Treating It Like a Business from Day One
Adopt a professional mindset immediately. This means meeting deadlines, communicating clearly, invoicing promptly, and continuously marketing your services—even when you have work. Writers who wait until they “feel like a pro” to act like one lose valuable time.
Common Roadblocks and How to Navigate Them
Every writer encounters obstacles. Anticipating them prevents derailment.
Imposter Syndrome and Perfectionism
The feeling that you’re not a “real” writer can be paralyzing. Combat this by redefining success: a professional writer is someone who gets paid to write, not someone who writes perfectly. Submit work that is “good enough” and meets the brief, rather than holding it back for endless polishing. Your early work won’t be your best, and that’s okay.

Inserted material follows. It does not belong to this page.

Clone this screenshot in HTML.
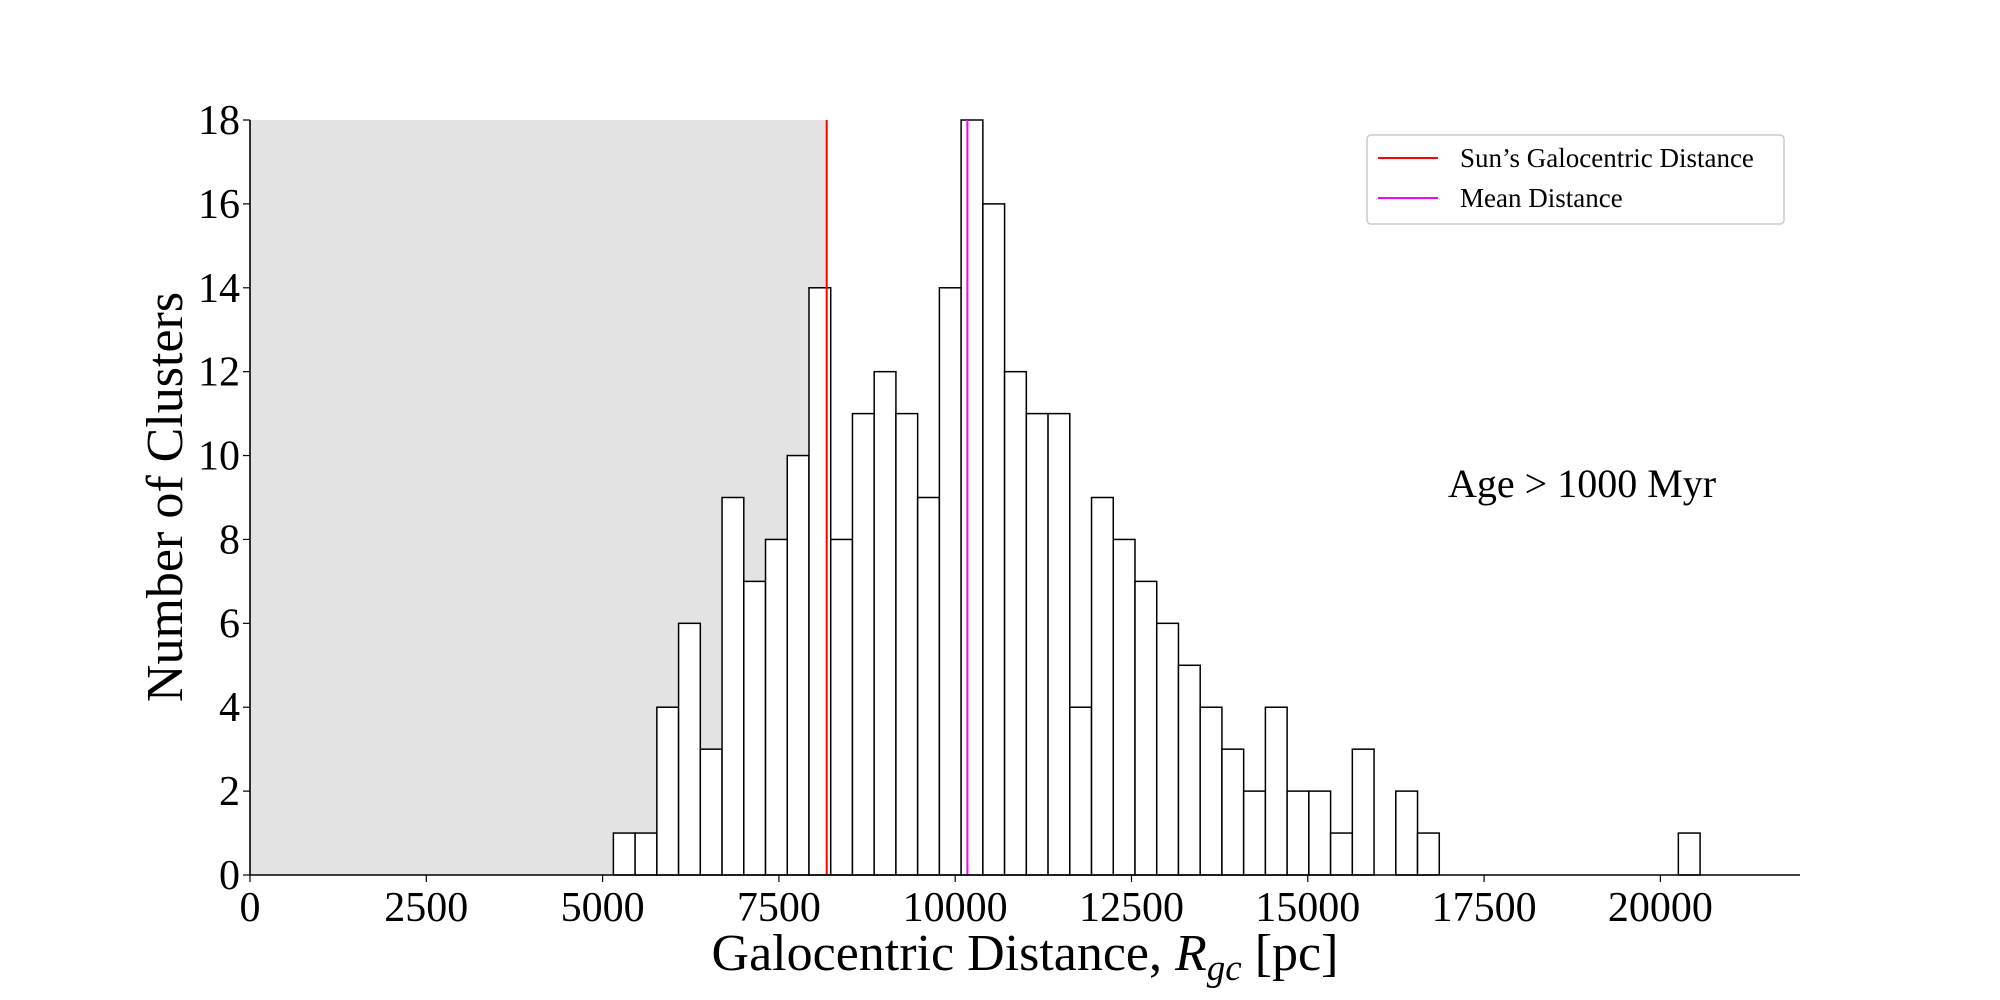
<!DOCTYPE html>
<html><head><meta charset="utf-8"><style>
html,body{margin:0;padding:0;background:#fff;}
svg{display:block;font-family:"Liberation Serif","DejaVu Serif",serif;}
</style></head><body>
<svg id="chart" width="2000" height="1000" viewBox="0 0 2000 1000" xmlns="http://www.w3.org/2000/svg">
<g id="plot"></g>
</svg>
<script>
const counts = [1,1,4,6,3,9,7,8,10,14,8,11,12,11,9,14,18,16,12,11,11,4,9,8,7,6,5,4,3,2,4,2,2,1,3,0,2,1,0,0,0,0,0,0,0,0,0,0,0,1];
const binStart = [5153];
const binWidth = [308.2];
const xTicks = [0,2500,5000,7500,10000,12500,15000,17500,20000];
const yTicks = [0,2,4,6,8,10,12,14,16,18];
const sunDistance = [8178];
const meanDistance = [10173];

const L=250,R=1800,T=120,B=875,XMAX=21980,YMAX=18;
const sx=v=>L+v/XMAX*(R-L);
const sy=v=>B-v/YMAX*(B-T);
const NS="http://www.w3.org/2000/svg";
const svg=document.getElementById('chart');
function mk(tag,attrs,parent){const e=document.createElementNS(NS,tag);for(const k in attrs)e.setAttribute(k,attrs[k]);(parent||svg).appendChild(e);return e;}

const shade=mk('rect',{x:sx(0),y:T,width:sx(sunDistance[0])-sx(0),height:B-T,fill:'#e3e3e3'});



counts.forEach((c,i)=>{
  if(c<=0) return;
  const x0=binStart[0]+i*binWidth[0];
  const r=mk('rect',{x:sx(x0),y:sy(c),width:sx(x0+binWidth[0])-sx(x0),height:sy(0)-sy(c),fill:'#fff',stroke:'#000','stroke-width':1.5});
  
  
});

const sun=mk('line',{x1:sx(sunDistance[0]),x2:sx(sunDistance[0]),y1:T,y2:B,stroke:'#ff0000','stroke-width':2});


const mean=mk('line',{x1:sx(meanDistance[0]),x2:sx(meanDistance[0]),y1:T,y2:B,stroke:'#ff00ff','stroke-width':2});



const ax=mk('line',{x1:L,x2:R,y1:B,y2:B,stroke:'#000','stroke-width':1.6});


const ay=mk('line',{x1:L,x2:L,y1:T,y2:B,stroke:'#000','stroke-width':1.6});



xTicks.forEach(v=>{
  const t=mk('line',{x1:sx(v),x2:sx(v),y1:B,y2:B+7,stroke:'#000','stroke-width':1.2});
  
  
  const tx=mk('text',{x:sx(v),y:B+46,'font-size':42,'text-anchor':'middle'});
  tx.textContent=v;
  
  
});
yTicks.forEach(v=>{
  const t=mk('line',{x1:L-7,x2:L,y1:sy(v),y2:sy(v),stroke:'#000','stroke-width':1.2});
  
  
  const tx=mk('text',{x:L-10,y:sy(v)+14,'font-size':42,'text-anchor':'end'});
  tx.textContent=v;
  
  
});
</script>
<svg style="position:absolute;left:0;top:0" width="2000" height="1000" xmlns="http://www.w3.org/2000/svg" font-family="Liberation Serif, DejaVu Serif, serif">
  <text x="1025" y="970" font-size="52" text-anchor="middle">Galocentric Distance, <tspan font-style="italic">R</tspan><tspan font-style="italic" font-size="37" dy="10">gc</tspan><tspan dy="-10"> [pc]</tspan></text>
  <text x="0" y="0" font-size="52" text-anchor="middle" transform="translate(182,497) rotate(-90)">Number of Clusters</text>
  <text x="1448" y="497" font-size="40">Age &gt; 1000 Myr</text>
  <g>
    <rect x="1367" y="135" width="417" height="89" rx="4" fill="#fff" stroke="#ccc" stroke-width="1.5"/>
    <line x1="1378" x2="1438" y1="158" y2="158" stroke="#ff0000" stroke-width="2"/>
    <text x="1460" y="167" font-size="27">Sun’s Galocentric Distance</text>
    <line x1="1378" x2="1438" y1="198" y2="198" stroke="#ff00ff" stroke-width="2"/>
    <text x="1460" y="207" font-size="27">Mean Distance</text>
  </g>
</svg>
<style>body{position:relative;width:2000px;height:1000px;overflow:hidden}</style>
</body></html>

Finding Those First Crucial Clients
The first client is the hardest. Move beyond generic job boards. Use targeted outreach: find businesses with poor blog content and offer a sample rewrite. Respond to “help wanted” posts in online communities. Offer a discounted “test project” to a local business you admire. The goal is to get a testimonial and a real-world sample, not necessarily maximum pay.
Managing Time and Creative Energy
Writing professionally requires discipline, not just inspiration. You must write when you don’t feel like it. Establish a routine, protect your writing time, and learn to separate the drafting phase (messy and creative) from the editing phase (structured and critical). Burnout is a real risk, so schedule breaks and other creative inputs.
Your Actionable Roadmap for the Next 12 Months
If you’re starting today, here is a condensed, one-year plan to build professional momentum.
Months 1-3: The Foundation. Write 300-500 words daily. Read industry-leading content. Complete a free online course in copywriting or storytelling. Set up a basic website with an “about” page.
Months 4-6: Build Proof. Create 3 detailed portfolio samples. Write 5 guest posts for non-paying but reputable blogs to get bylines. Define your initial niche. Craft a template for outreach pitches.
Months 7-9: Launch. Send 2-3 tailored pitches per week. Apply for 1-2 writing jobs or gigs weekly. Secure your first 1-3 paying clients, even at a lower rate. Collect a testimonial from each.
Months 10-12: Refine and Scale. Analyze what work you enjoy and what pays best. Raise your rates for new clients. Systematize your workflow with tools for project management and invoicing. Begin building an email list or social following around your niche.
Measuring Progress Beyond the Paycheck
While income is a clear metric, other signs indicate you’re becoming a professional. You receive and incorporate feedback without taking it personally. You can estimate how long a project will take with reasonable accuracy. You have a process for overcoming writer’s block. You think in terms of audience and value, not just self-expression. These intangible skills are the true markers of a professional mindset.
The timeline to becoming a professional writer is deeply personal. A focused freelancer might hit their stride in 18 months. A novelist might spend a decade before their breakthrough. The constant is that it requires treating writing not just as an art, but as a craft and a business. Start where you are, define your version of success, and commit to the daily work. Your timeline begins with the first sentence you write today with intention.